Delivering the OR Tambo memorial lecture in East London, the veteran ANC member also urged the resignation of the entire Cabinet, National Assembly, and ANC national executive committee (NEC).

South Africa was in dire need of dramatic political and economic changes, he said. "At the very least we need a new political leadership, changes in our economic policy, urgent changes to our education system, and consensus between all stakeholders on how we revive the rainbow spirit in our nation.

"Our national executive and its failed leader is losing court case after court case. Some of the latest examples are the Constitutional Court judgment that the president failed to uphold the Constitution, the judgment that the nuclear energy program must be summarily halted, and, only last week, that the president should provide reasons for his cabinet changes that proved the direct stimulus for two global rating agencies downgrading us to junk," Phosa said.
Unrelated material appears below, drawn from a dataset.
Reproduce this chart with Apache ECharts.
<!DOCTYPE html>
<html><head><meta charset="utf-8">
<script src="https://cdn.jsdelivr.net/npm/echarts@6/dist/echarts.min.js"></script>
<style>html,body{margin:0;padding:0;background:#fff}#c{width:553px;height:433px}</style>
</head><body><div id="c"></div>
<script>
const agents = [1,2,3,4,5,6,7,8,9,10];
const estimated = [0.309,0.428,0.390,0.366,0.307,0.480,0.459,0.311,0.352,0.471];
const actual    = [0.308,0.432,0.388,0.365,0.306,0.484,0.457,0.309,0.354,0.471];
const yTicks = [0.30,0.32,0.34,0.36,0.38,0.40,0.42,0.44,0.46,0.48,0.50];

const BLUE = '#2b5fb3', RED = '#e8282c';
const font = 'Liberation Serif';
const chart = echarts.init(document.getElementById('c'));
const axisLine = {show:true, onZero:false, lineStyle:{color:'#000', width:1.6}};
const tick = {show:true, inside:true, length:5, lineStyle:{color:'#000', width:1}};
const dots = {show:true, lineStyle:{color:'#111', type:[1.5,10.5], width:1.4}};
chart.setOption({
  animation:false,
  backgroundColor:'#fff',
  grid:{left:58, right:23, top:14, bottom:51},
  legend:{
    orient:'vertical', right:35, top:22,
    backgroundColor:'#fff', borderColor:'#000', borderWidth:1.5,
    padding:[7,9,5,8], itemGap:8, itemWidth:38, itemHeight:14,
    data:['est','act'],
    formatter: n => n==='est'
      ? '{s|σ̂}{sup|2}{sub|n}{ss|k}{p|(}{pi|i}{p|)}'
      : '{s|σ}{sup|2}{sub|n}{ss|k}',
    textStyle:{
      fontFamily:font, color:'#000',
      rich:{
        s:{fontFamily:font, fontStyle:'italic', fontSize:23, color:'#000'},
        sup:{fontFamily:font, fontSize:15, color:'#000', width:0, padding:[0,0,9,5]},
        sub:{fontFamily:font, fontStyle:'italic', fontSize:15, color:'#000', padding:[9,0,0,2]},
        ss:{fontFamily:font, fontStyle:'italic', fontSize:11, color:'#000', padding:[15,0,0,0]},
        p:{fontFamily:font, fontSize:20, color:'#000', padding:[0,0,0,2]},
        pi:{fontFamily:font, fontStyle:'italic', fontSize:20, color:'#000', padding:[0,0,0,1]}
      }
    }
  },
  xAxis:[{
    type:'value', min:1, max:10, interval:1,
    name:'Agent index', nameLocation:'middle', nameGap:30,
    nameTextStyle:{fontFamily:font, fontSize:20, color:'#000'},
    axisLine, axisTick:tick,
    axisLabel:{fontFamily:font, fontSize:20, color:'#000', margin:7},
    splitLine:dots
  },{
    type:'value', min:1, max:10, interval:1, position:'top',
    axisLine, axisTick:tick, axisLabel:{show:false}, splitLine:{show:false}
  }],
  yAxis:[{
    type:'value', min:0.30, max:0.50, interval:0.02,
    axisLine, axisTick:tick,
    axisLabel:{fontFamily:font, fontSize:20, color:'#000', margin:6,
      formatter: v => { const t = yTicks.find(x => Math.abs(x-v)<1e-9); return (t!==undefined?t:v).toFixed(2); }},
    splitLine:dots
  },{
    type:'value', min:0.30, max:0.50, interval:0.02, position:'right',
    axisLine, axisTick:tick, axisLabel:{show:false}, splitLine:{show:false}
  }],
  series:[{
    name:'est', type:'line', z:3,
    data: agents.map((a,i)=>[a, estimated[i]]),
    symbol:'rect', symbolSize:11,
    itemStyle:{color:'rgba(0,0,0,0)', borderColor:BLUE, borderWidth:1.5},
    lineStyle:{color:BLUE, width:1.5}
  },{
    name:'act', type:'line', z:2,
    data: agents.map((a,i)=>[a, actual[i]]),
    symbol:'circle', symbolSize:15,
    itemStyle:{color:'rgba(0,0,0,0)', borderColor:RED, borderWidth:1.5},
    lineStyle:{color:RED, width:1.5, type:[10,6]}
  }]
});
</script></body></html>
Of the three clear constitutional centres of power – the executive, legislature, and judiciary – the only one functioning was the judiciary. "Our executive, under the presidents’ leadership, has long ceased to understand and illustrate that they have a sworn duty to uplift and protect the poorest of the poor. When I use the term executive, or cabinet, I do not exclude a single member, whether he or she is a minister, or deputy minister, or part of the executive presidency."
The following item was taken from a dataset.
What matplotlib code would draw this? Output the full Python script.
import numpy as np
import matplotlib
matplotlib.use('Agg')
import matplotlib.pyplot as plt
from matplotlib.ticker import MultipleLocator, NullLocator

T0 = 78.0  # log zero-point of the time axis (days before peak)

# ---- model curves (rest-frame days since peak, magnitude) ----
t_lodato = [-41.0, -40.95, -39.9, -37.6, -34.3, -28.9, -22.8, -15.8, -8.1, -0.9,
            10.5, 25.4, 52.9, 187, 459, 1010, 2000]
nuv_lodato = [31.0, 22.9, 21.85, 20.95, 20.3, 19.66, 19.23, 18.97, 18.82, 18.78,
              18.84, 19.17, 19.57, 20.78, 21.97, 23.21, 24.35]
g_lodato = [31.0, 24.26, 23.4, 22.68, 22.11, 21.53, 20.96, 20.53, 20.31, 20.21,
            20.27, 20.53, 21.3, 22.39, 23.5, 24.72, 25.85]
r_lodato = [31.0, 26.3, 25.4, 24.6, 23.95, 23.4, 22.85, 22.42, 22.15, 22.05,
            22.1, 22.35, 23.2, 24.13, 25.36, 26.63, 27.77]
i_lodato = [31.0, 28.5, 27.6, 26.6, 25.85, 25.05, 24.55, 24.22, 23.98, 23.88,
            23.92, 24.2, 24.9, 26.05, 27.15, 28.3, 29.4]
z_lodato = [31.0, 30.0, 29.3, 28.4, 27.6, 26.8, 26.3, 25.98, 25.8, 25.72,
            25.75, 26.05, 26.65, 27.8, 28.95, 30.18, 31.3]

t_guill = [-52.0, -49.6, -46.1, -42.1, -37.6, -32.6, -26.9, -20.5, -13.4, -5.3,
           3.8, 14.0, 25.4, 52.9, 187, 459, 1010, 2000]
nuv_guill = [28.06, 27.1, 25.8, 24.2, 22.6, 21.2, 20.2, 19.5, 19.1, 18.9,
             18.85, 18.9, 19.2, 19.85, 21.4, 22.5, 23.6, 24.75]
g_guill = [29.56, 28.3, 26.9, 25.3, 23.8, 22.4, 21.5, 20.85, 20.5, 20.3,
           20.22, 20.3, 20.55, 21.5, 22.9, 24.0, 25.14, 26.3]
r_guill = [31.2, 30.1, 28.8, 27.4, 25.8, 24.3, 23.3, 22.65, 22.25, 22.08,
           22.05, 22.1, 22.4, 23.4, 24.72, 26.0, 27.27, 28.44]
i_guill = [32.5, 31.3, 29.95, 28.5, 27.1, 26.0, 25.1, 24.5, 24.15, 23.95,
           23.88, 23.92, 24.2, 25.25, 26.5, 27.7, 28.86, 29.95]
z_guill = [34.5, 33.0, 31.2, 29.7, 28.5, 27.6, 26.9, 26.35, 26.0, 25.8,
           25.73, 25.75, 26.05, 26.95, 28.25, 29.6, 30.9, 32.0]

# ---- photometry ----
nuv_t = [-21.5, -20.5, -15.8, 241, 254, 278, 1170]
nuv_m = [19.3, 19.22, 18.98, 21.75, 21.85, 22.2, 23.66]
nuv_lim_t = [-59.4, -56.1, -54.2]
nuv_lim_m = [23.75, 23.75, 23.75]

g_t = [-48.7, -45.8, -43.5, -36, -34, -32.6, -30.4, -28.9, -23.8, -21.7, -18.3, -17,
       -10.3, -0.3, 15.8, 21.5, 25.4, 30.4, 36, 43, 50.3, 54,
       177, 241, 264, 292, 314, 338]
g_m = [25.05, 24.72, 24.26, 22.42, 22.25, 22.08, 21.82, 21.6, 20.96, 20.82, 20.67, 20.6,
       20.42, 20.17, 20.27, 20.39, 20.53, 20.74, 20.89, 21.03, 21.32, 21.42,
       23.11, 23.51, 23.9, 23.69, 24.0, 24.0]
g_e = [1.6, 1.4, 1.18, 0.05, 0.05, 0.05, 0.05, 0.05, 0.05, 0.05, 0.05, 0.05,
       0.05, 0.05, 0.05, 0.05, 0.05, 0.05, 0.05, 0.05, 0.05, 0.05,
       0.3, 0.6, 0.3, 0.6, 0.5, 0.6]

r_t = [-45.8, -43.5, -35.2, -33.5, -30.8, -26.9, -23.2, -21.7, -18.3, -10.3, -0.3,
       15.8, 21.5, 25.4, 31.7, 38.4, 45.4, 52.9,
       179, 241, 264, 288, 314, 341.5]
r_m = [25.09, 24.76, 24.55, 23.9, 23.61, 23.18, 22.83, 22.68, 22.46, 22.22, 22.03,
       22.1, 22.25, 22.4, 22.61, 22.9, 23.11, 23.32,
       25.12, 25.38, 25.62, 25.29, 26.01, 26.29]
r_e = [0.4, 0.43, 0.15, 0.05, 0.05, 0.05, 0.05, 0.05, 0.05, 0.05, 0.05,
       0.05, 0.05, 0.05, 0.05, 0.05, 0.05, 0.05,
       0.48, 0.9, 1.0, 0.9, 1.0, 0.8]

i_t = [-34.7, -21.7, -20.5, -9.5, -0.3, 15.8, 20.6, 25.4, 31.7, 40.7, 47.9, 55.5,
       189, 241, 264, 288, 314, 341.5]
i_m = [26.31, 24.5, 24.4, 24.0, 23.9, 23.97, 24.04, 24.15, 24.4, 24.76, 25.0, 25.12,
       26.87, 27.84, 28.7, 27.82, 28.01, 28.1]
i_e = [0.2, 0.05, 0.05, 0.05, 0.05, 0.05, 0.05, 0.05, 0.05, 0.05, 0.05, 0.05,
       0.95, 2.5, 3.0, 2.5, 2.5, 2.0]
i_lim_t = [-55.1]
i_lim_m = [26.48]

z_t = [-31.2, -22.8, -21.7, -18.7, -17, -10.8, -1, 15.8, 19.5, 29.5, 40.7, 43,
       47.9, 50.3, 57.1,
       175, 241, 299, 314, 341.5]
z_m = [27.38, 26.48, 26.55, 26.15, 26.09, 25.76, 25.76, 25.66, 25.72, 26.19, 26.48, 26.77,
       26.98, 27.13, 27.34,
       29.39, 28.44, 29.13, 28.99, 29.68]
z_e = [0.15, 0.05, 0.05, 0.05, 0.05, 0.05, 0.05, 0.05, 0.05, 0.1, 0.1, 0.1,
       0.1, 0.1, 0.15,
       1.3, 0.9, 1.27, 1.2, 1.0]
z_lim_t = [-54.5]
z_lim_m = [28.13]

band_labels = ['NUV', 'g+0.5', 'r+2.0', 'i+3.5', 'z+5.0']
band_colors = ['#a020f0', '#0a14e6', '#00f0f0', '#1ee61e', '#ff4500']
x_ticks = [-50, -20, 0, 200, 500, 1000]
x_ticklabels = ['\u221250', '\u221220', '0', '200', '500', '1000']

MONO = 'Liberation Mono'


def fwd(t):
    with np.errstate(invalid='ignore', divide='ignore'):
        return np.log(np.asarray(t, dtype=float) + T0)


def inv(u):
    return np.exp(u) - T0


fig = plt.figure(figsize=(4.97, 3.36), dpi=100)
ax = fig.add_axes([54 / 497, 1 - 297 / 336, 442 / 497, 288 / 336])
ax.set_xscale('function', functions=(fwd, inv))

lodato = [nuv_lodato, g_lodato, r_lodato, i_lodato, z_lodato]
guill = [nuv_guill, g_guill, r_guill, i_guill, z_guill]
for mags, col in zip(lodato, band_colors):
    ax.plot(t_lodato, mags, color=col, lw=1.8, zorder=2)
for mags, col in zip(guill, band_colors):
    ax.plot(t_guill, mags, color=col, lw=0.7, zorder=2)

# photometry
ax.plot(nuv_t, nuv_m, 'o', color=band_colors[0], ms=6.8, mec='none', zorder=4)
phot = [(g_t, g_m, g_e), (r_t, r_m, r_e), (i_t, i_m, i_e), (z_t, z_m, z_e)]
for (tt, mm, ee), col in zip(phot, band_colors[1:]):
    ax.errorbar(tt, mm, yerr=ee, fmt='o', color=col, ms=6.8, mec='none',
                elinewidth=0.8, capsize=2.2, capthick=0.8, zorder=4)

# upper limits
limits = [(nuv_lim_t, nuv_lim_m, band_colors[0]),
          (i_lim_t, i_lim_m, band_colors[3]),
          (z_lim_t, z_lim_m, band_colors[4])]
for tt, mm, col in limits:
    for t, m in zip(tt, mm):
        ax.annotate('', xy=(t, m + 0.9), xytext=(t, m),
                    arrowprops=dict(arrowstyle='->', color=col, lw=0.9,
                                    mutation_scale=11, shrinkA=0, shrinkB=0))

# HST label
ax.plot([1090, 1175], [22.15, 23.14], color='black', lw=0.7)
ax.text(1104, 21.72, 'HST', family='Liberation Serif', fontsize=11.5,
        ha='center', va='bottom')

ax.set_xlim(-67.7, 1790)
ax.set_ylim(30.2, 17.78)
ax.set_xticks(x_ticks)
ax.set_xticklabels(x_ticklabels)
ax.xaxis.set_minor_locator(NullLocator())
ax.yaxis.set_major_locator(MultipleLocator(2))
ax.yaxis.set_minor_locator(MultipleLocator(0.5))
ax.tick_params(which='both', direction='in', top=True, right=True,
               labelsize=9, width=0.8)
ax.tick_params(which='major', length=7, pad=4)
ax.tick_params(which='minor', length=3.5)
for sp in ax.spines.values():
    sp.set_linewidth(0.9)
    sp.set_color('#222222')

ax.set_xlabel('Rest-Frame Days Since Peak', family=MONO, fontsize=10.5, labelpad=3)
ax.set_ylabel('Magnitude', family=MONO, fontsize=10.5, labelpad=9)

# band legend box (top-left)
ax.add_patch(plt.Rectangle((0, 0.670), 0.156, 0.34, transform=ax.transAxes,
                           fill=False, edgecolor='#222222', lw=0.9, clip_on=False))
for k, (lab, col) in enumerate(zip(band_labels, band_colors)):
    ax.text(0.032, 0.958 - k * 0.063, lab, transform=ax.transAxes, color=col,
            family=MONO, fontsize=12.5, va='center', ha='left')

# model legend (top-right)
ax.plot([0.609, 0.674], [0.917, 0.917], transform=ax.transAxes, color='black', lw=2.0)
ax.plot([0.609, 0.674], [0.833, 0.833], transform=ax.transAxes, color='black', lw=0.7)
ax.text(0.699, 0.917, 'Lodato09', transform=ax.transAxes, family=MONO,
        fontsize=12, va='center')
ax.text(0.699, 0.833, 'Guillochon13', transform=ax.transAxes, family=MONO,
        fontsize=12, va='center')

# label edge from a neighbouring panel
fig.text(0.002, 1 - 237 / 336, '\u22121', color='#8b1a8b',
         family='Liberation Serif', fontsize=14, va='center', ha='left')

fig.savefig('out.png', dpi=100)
Phosa said that in a recent speech he used words to the extent that the president had "raped the economy".

"I stand by those words and want to add today: He and all the public representatives and executive appointees must take joint and collective responsibility for not only the destruction of the economy, but also for raping the poor. Let me be clear: Not a single member of cabinet has an excuse for jointly authoring the demise of the economy."
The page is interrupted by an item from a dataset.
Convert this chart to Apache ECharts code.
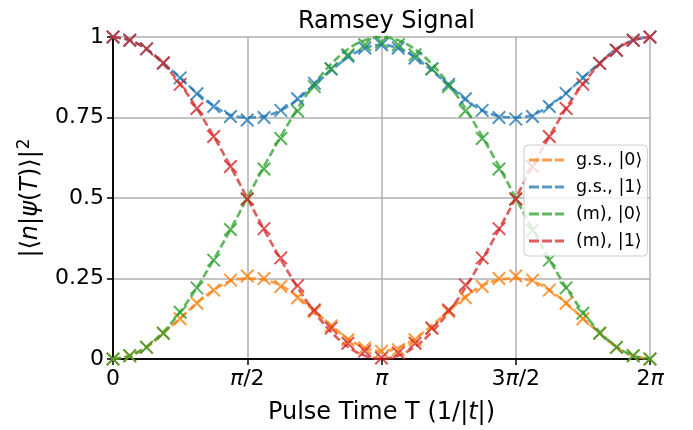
<!DOCTYPE html>
<html>
<head>
<meta charset="utf-8">
<script src="https://cdn.jsdelivr.net/npm/echarts@6/dist/echarts.min.js"></script>
<style>html,body{margin:0;padding:0;background:#fff}#c{width:693px;height:430px}</style>
</head>
<body>
<div id="c"></div>
<script>
// Pulse time T, in units of pi
const tPi = [0,0.0625,0.125,0.1875,0.25,0.3125,0.375,0.4375,0.5,0.5625,0.625,0.6875,0.75,0.8125,0.875,0.9375,1,1.0625,1.125,1.1875,1.25,1.3125,1.375,1.4375,1.5,1.5625,1.625,1.6875,1.75,1.8125,1.875,1.9375,2];

// dashed curves
const gs0Line = [0,0.01,0.037,0.081,0.126,0.174,0.214,0.242,0.25,0.246,0.228,0.194,0.149,0.104,0.063,0.035,0.024,0.035,0.063,0.104,0.149,0.194,0.228,0.246,0.25,0.242,0.214,0.174,0.126,0.081,0.037,0.01,0];
const gs1Line = [1,0.99,0.963,0.919,0.874,0.826,0.786,0.758,0.75,0.754,0.772,0.806,0.851,0.896,0.937,0.965,0.976,0.965,0.937,0.896,0.851,0.806,0.772,0.754,0.75,0.758,0.786,0.826,0.874,0.919,0.963,0.99,1];
const m0Line = [0,0.01,0.038,0.084,0.146,0.222,0.309,0.402,0.5,0.598,0.691,0.778,0.854,0.916,0.962,0.99,1,0.99,0.962,0.916,0.854,0.778,0.691,0.598,0.5,0.402,0.309,0.222,0.146,0.084,0.038,0.01,0];
const m1Line = [1,0.99,0.962,0.916,0.854,0.778,0.691,0.598,0.5,0.402,0.309,0.222,0.146,0.084,0.038,0.01,0,0.01,0.038,0.084,0.146,0.222,0.309,0.402,0.5,0.598,0.691,0.778,0.854,0.916,0.962,0.99,1];

// x markers
const gs0Mk = [0,0.01,0.037,0.08,0.125,0.173,0.214,0.245,0.258,0.25,0.225,0.19,0.147,0.103,0.06,0.034,0.024,0.029,0.06,0.096,0.147,0.19,0.225,0.25,0.258,0.245,0.214,0.173,0.125,0.08,0.036,0.01,0];
const gs1Mk = [1,0.99,0.963,0.918,0.873,0.824,0.784,0.753,0.742,0.75,0.772,0.808,0.856,0.901,0.94,0.966,0.976,0.966,0.935,0.901,0.853,0.808,0.772,0.75,0.745,0.753,0.784,0.825,0.873,0.918,0.959,0.99,1];
const m0Mk = [0,0.01,0.036,0.08,0.145,0.221,0.307,0.402,0.497,0.59,0.685,0.77,0.846,0.901,0.945,0.976,0.984,0.976,0.945,0.901,0.846,0.77,0.685,0.59,0.497,0.4,0.307,0.221,0.142,0.08,0.036,0.01,0];
const m1Mk = [1,0.99,0.963,0.92,0.853,0.778,0.691,0.598,0.497,0.405,0.314,0.228,0.152,0.096,0.049,0.025,0.003,0.019,0.049,0.096,0.152,0.23,0.314,0.405,0.497,0.598,0.691,0.778,0.853,0.918,0.959,0.99,1];

const names = ['g.s., |0⟩','g.s., |1⟩','(m), |0⟩','(m), |1⟩'];
const colors = ['#ff7f0e','#1f77b4','#2ca02c','#d62728'];
const xTickLabels = {0:'0',0.5:'{i|π}/2',1:'{i|π}',1.5:'3{i|π}/2',2:'2{i|π}'};

const FONT = 'DejaVu Sans';
const lines = [gs0Line, gs1Line, m0Line, m1Line];
const marks = [gs0Mk, gs1Mk, m0Mk, m1Mk];
const pair = (arr) => arr.map((v, i) => [tPi[i], v]);

const series = [];
lines.forEach((arr, s) => {
  series.push({
    name: names[s], type: 'line', data: pair(arr), smooth: 0.35,
    symbol: 'none', showSymbol: false, z: 2,
    itemStyle: {color: colors[s]},
    lineStyle: {color: colors[s], width: 2.7, type: [8, 3.5], opacity: 0.75},
    emphasis: {disabled: true}, animation: false
  });
});
marks.forEach((arr, s) => {
  series.push({
    name: names[s] + ' pts', type: 'scatter', data: pair(arr), z: 3,
    symbol: 'path://M0,0L10,10M10,0L0,10', symbolSize: 12.5,
    itemStyle: {color: 'rgba(0,0,0,0)', borderColor: colors[s], borderWidth: 2},
    emphasis: {disabled: true}, animation: false
  });
});

const dashIcon = 'path://M0,0h10v3h-10z M13,0h10v3h-10z M26,0h9v3h-9z';

const chart = echarts.init(document.getElementById('c'), null, {renderer: 'canvas'});
chart.setOption({
  animation: false,
  backgroundColor: '#fff',
  textStyle: {fontFamily: FONT, color: '#000'},
  title: {
    text: 'Ramsey Signal', left: 381.5, top: 5, textAlign: 'center',
    textStyle: {fontFamily: FONT, fontSize: 24, fontWeight: 'normal', color: '#000'}
  },
  grid: {left: 113, right: 43, top: 37, bottom: 69, containLabel: false},
  legend: {
    orient: 'vertical', left: 524, top: 145,
    data: names.map(n => ({name: n, icon: dashIcon, itemStyle: {opacity: 0.75}})),
    itemWidth: 35, itemHeight: 3, itemGap: 7,
    padding: [5, 5, 5, 5],
    backgroundColor: 'rgba(255,255,255,0.8)', borderColor: '#cccccc', borderWidth: 1, borderRadius: 4,
    textStyle: {fontFamily: FONT, fontSize: 17.5, color: '#000', lineHeight: 20, padding: [0, 0, 0, 7]},
    selectedMode: false
  },
  xAxis: [{
    type: 'value', min: 0, max: 2, interval: 0.5,
    name: 'Pulse Time T (1/|{i|t}|)', nameLocation: 'middle', nameGap: 42,
    nameTextStyle: {fontFamily: FONT, fontSize: 24, color: '#000',
      rich: {i: {fontFamily: FONT, fontStyle: 'italic', fontSize: 24, color: '#000'}}},
    axisLine: {show: true, onZero: false, lineStyle: {color: '#000', width: 1.5}},
    axisTick: {show: true, length: 6, lineStyle: {color: '#000', width: 1.5}},
    axisLabel: {
      fontFamily: FONT, fontSize: 22, color: '#000', margin: 9,
      formatter: v => xTickLabels[v] !== undefined ? xTickLabels[v] : '',
      rich: {i: {fontFamily: FONT, fontStyle: 'italic', fontSize: 22, color: '#000'}}
    },
    splitLine: {show: true, lineStyle: {color: '#b0b0b0', width: 1.5}}
  }, {
    type: 'value', position: 'top', min: 0, max: 2, interval: 0.5,
    axisLine: {show: true, lineStyle: {color: '#000', width: 1.5}},
    axisTick: {show: false}, axisLabel: {show: false}, splitLine: {show: false}
  }],
  yAxis: [{
    type: 'value', min: 0, max: 1, interval: 0.25,
    name: '|⟨{i|n}|{i|ψ}({i|T})⟩|{s|2}', nameLocation: 'middle', nameGap: 68, nameRotate: 90,
    nameTextStyle: {fontFamily: FONT, fontSize: 24, color: '#000',
      rich: {
        i: {fontFamily: FONT, fontStyle: 'italic', fontSize: 24, color: '#000'},
        s: {fontFamily: FONT, fontSize: 17, color: '#000', verticalAlign: 'top', padding: [0, 0, 12, 1]}
      }},
    axisLine: {show: true, onZero: false, lineStyle: {color: '#000', width: 1.5}},
    axisTick: {show: true, length: 6, lineStyle: {color: '#000', width: 1.5}},
    axisLabel: {fontFamily: FONT, fontSize: 22, color: '#000', margin: 9},
    splitLine: {show: true, lineStyle: {color: '#b0b0b0', width: 1.5}}
  }, {
    type: 'value', position: 'right', min: 0, max: 1, interval: 0.25,
    axisLine: {show: true, lineStyle: {color: '#000', width: 1.5}},
    axisTick: {show: false}, axisLabel: {show: false}, splitLine: {show: false}
  }],
  series: series
});
</script>
</body>
</html>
Now, in the ANC elective conference year, some in the presidency and cabinet had belatedly found their voices.

"To those, one single remark: It is not what you say, it is what you do, and have done when all of this was being done, that will define your leadership. The electorate will hold you jointly responsible for the waste of taxpayers' money," he said. "I want to say as little as possible about my party’s [ANC] representatives in Parliament.

"Future generations will look at your pronouncements and decisions and find them to border on the treasonous. Let me add that that same future generations will hail the Derek Hanekoms and Mcebisi Jonas' of this world as heroes. They sacrificed their jobs because of their honesty.

"My proposal to the entire cabinet, the National Assembly, and the ANC NEC would be resign and allow our voters to choose the leaders they want," Phosa said.

The massive disconnect between the comfort of public representatives and the increasingly desolate voters they had to serve had become unbridgeable. The past five years had seen the political decision-makers become the ”haves” and the electorate the “have nots”.

There would be no debate about "judicial overreach" if Zuma, his cabinet, and the National Assembly took their constitutional duties, and responsibility towards the poor, seriously, Phosa said.

"For the president to blame, to utilise the 'they hate me' argument is childish, disingenuous, and in bad taste. It is time to go, Mr 'president'. You have failed the voiceless and the most vulnerable. They will, however, find their voices at the ballot box.

"We are clearly at a juncture in our young liberation where we need leaders who understand that South Africa belongs to all who live in it, as well as that the poor, and not our and our friends’ already swollen pockets, should be our focus," Phosa said.